* START Source material *
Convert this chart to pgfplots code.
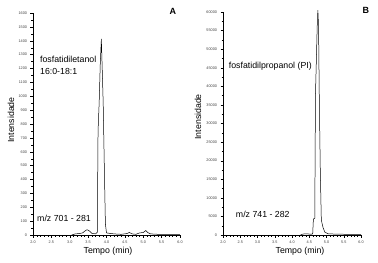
\documentclass[border=0pt]{standalone}
\usepackage{fontspec}
\setmainfont{Liberation Sans}
\usepackage{pgfplots}
\pgfplotsset{compat=1.18}
\begin{document}
\begin{tikzpicture}
\useasboundingbox (0,0) rectangle (378bp,263bp);
\pgfplotsset{
  chrom/.style={
    scale only axis,
    anchor=south west,
    axis x line*=bottom,
    axis y line*=left,
    xmin=2, xmax=6, ymin=0,
    xtick={2,2.5,...,6},
    minor x tick num=4,
    minor y tick num=1,
    tick align=outside,
    major tick length=2.5bp,
    minor tick length=1.5bp,
    every tick/.style={black, line width=0.3pt},
    axis line style={black, line width=0.4pt},
    /pgf/number format/assume math mode=true,
    tick label style={font=\fontsize{3.8}{4.2}\selectfont, text=black!75},
    xticklabel style={/pgf/number format/.cd, fixed, fixed zerofill, precision=1},
    yticklabel style={/pgf/number format/.cd, fixed, 1000 sep={}},
    xtick pos=left, ytick pos=left,
    xlabel={Tempo (min)},
    ylabel={Intensidade},
    label style={font=\fontsize{8.8}{10}\selectfont},
    clip=false,
  }
}
% Panel A
\begin{axis}[chrom,
  at={(33bp,28bp)}, width=147bp, height=222bp,
  ymax=1600, ytick={0,100,...,1600},
  xlabel style={at={(axis description cs:0.51,-0.072)}, anchor=center},
  ylabel style={at={(axis description cs:-0.15,0.518)}, anchor=center},
]
\addplot[black, line width=0.5pt] coordinates {
(3.05,0) (3.15,8) (3.25,10) (3.35,15) (3.42,30) (3.47,38) (3.53,30) (3.60,12)
(3.70,8) (3.75,20) (3.77,750) (3.80,950) (3.83,1230) (3.86,1413) (3.88,1230)
(3.91,950) (3.94,500) (3.97,80) (4.00,15) (4.2,8) (4.4,5) (4.55,10) (4.62,18)
(4.7,8) (4.8,5) (4.9,15) (5.0,18) (5.07,32) (5.12,18) (5.2,8) (5.4,5) (5.6,4) (6.0,4)
};
\node[anchor=north west, align=left, inner sep=0pt, font=\fontsize{8.8}{12}\selectfont]
  at (axis cs:2.19,1290) {fosfatidiletanol\\16:0-18:1};
\node[anchor=west, inner sep=0pt, font=\fontsize{8.8}{10}\selectfont]
  at (axis cs:2.11,120) {m/z 701 - 281};
\node[font=\fontsize{9}{10}\selectfont\bfseries] at (rel axis cs:0.952,1.005) {A};
\end{axis}
% Panel B
\begin{axis}[chrom,
  at={(223bp,28bp)}, width=138bp, height=223bp,
  ymax=60000, ytick={0,5000,...,60000},
  scaled y ticks=false,
  xlabel style={at={(axis description cs:0.558,-0.072)}, anchor=center},
  ylabel style={at={(axis description cs:-0.181,0.53)}, anchor=center},
]
\addplot[black, line width=0.5pt] coordinates {
(4.25,100) (4.35,300) (4.45,300) (4.55,200) (4.60,300) (4.62,4300) (4.66,4500)
(4.68,37700) (4.71,48500) (4.73,56000) (4.75,60500) (4.77,56000) (4.79,37700)
(4.82,17300) (4.85,4000) (4.90,2000) (4.95,800) (5.05,300) (5.5,200) (6.0,150)
};
\node[anchor=west, inner sep=0pt, font=\fontsize{8.8}{10}\selectfont]
  at (axis cs:2.165,45500) {fosfatidilpropanol (PI)};
\node[anchor=west, inner sep=0pt, font=\fontsize{8.8}{10}\selectfont]
  at (axis cs:2.37,5450) {m/z 741 - 282};
\node[font=\fontsize{9}{10}\selectfont\bfseries] at (rel axis cs:1.036,1.005) {B};
\end{axis}
\end{tikzpicture}
\end{document}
* END Source material *
■ Problem details ■
Repeat the material above in full and exactly, apart from the pictures.

■ Answer to this exercise ■
Convert this chart to pgfplots code.
\documentclass[border=0pt]{standalone}
\usepackage{fontspec}
\setmainfont{Liberation Sans}
\usepackage{pgfplots}
\pgfplotsset{compat=1.18}
\begin{document}
\begin{tikzpicture}
\useasboundingbox (0,0) rectangle (378bp,263bp);
\pgfplotsset{
  chrom/.style={
    scale only axis,
    anchor=south west,
    axis x line*=bottom,
    axis y line*=left,
    xmin=2, xmax=6, ymin=0,
    xtick={2,2.5,...,6},
    minor x tick num=4,
    minor y tick num=1,
    tick align=outside,
    major tick length=2.5bp,
    minor tick length=1.5bp,
    every tick/.style={black, line width=0.3pt},
    axis line style={black, line width=0.4pt},
    /pgf/number format/assume math mode=true,
    tick label style={font=\fontsize{3.8}{4.2}\selectfont, text=black!75},
    xticklabel style={/pgf/number format/.cd, fixed, fixed zerofill, precision=1},
    yticklabel style={/pgf/number format/.cd, fixed, 1000 sep={}},
    xtick pos=left, ytick pos=left,
    xlabel={Tempo (min)},
    ylabel={Intensidade},
    label style={font=\fontsize{8.8}{10}\selectfont},
    clip=false,
  }
}
% Panel A
\begin{axis}[chrom,
  at={(33bp,28bp)}, width=147bp, height=222bp,
  ymax=1600, ytick={0,100,...,1600},
  xlabel style={at={(axis description cs:0.51,-0.072)}, anchor=center},
  ylabel style={at={(axis description cs:-0.15,0.518)}, anchor=center},
]
\addplot[black, line width=0.5pt] coordinates {
(3.05,0) (3.15,8) (3.25,10) (3.35,15) (3.42,30) (3.47,38) (3.53,30) (3.60,12)
(3.70,8) (3.75,20) (3.77,750) (3.80,950) (3.83,1230) (3.86,1413) (3.88,1230)
(3.91,950) (3.94,500) (3.97,80) (4.00,15) (4.2,8) (4.4,5) (4.55,10) (4.62,18)
(4.7,8) (4.8,5) (4.9,15) (5.0,18) (5.07,32) (5.12,18) (5.2,8) (5.4,5) (5.6,4) (6.0,4)
};
\node[anchor=north west, align=left, inner sep=0pt, font=\fontsize{8.8}{12}\selectfont]
  at (axis cs:2.19,1290) {fosfatidiletanol\\16:0-18:1};
\node[anchor=west, inner sep=0pt, font=\fontsize{8.8}{10}\selectfont]
  at (axis cs:2.11,120) {m/z 701 - 281};
\node[font=\fontsize{9}{10}\selectfont\bfseries] at (rel axis cs:0.952,1.005) {A};
\end{axis}
% Panel B
\begin{axis}[chrom,
  at={(223bp,28bp)}, width=138bp, height=223bp,
  ymax=60000, ytick={0,5000,...,60000},
  scaled y ticks=false,
  xlabel style={at={(axis description cs:0.558,-0.072)}, anchor=center},
  ylabel style={at={(axis description cs:-0.181,0.53)}, anchor=center},
]
\addplot[black, line width=0.5pt] coordinates {
(4.25,100) (4.35,300) (4.45,300) (4.55,200) (4.60,300) (4.62,4300) (4.66,4500)
(4.68,37700) (4.71,48500) (4.73,56000) (4.75,60500) (4.77,56000) (4.79,37700)
(4.82,17300) (4.85,4000) (4.90,2000) (4.95,800) (5.05,300) (5.5,200) (6.0,150)
};
\node[anchor=west, inner sep=0pt, font=\fontsize{8.8}{10}\selectfont]
  at (axis cs:2.165,45500) {fosfatidilpropanol (PI)};
\node[anchor=west, inner sep=0pt, font=\fontsize{8.8}{10}\selectfont]
  at (axis cs:2.37,5450) {m/z 741 - 282};
\node[font=\fontsize{9}{10}\selectfont\bfseries] at (rel axis cs:1.036,1.005) {B};
\end{axis}
\end{tikzpicture}
\end{document}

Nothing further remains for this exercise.